Pour mieux comprendre ces rapports individus-automobile, un concept central s’impose de lui-même, celui de représentation. Il se définit comme le « produit et [le] processus d’une élaboration psychologique et sociale du réel » 232 . Les représentations mettent en relation trois éléments essentiels : le réel, qui est l’objet de la perception et la représentation ; le sujet psychologique avec ses déterminations propres ; le même sujet abordé dans sa dimension sociale, avec ses apprentissages et ses codes sociaux. Concrètement, la « représentation consiste soit à évoquer des objets en leur absence, soit lorsqu’elle double la perception en leur présence, à compléter la connaissance perceptive en se référant à d’autres objets non actuellement perçus. » 233 Les représentations sont donc « des reconstructions personnelles (c’est-à-dire qui intègrent les connaissances, le vécu de chacun, les dimensions psychologiques, physiques, physiologiques, sociales etc., des individus) d’objets qui sont absents de la réalité physique. » 234 En évoquant des objets absents perceptivement, elles permettent de reconstruire un environnement. Cette reconstruction est un processus de nature mental. On s’intéresse là à ce qui se trouve "dans la tête" des sujets, à la façon dont les individus ressentent un objet, à ce qu’ils en gardent comme trace et qui définit le vécu de cet objet.
Les représentations individuelles de l’automobile sont riches d’enseignements à plusieurs titres : en premier lieu, parce qu’elles ne sont pas qu’individuelles mais qu’il est possible de pratiquer des regroupements et de dégager des tendances d’ordre général ; ensuite parce qu’elles couvrent un champ d’investigation relativement large, des "représentations-connaissances" – c’est-à-dire les connaissances que les sujets ont d’un objet –, aux "représentations-comportements" – à savoir ce que les sujets disent faire par rapport à une situation donnée – ; enfin en raison du lien qui existe entre les représentations et les attitudes effectives des individus. La psychologue Patricia Fournier-Champelovier le résume d’ailleurs bien dans sa thèse sur Les représentations des conducteurs automobiles et leurs attitudes vis-à-vis des économies d’énergie : « les représentations sont un moyen par lequel nous pouvons étudier les connaissances que les individus ont d’un objet donné. Ces connaissances sont transformées, reconstruites pour devenir des représentations : c’est la façon dont l’individu s’approprie le monde qui l’entoure. (...) [C’est la raison pour laquelle] les représentations sont des processus de formation des comportements » 235 .

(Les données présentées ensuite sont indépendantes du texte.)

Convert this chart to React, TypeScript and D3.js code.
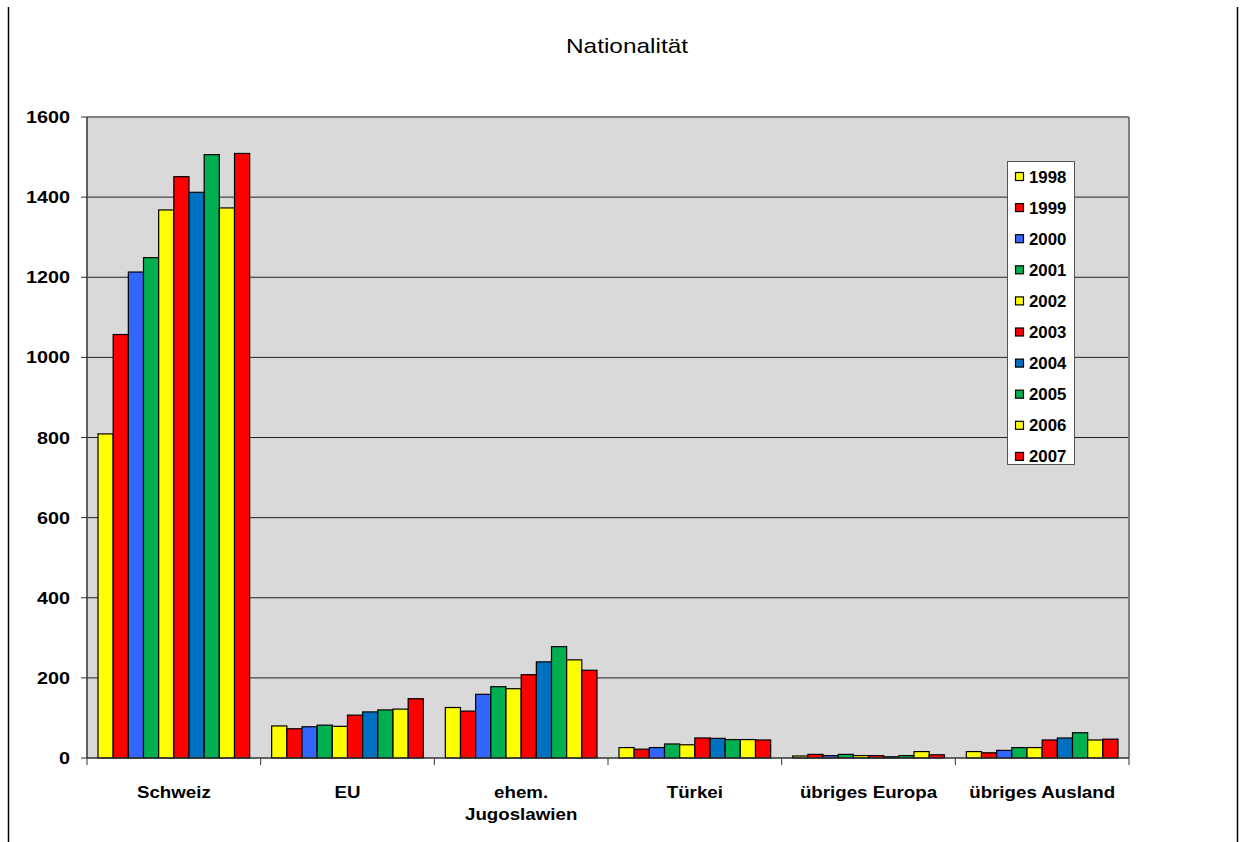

L’automobile, c’est un fait, est un élément de notre cadre de vie. En ce sens, elle se trouve intégrée dans nos modes de vie. D’ailleurs nous verrons dans les chapitres suivants qu’une partie importante de cette vie se trouve organisée autour d’elle, les déplacements bien sûr, mais aussi les villes, les modes de logement, d’achat… etc. Or, il nous semble que le rapport psychologique des individus à cet objet joue forcément un rôle dans cet état de fait et que les représentations constituent une porte d’entrée fort utile dans l’analyse de la place prise par l’automobile dans les organisations urbaines.
Jodelet, 1989, cité in G. Di Méo, 1991, op.cit., p.122.
J. Piaget, B. Inhelder, cités par A. BAILLY, B. DEBARBIEUX, "Géographie et représentations spatiales", in A. Bailly et al., op.cit., p.157.
P. Fournier-Champelovier, op.cit., p.145.
P. Fournier-Champelovier, op.cit., p. 146.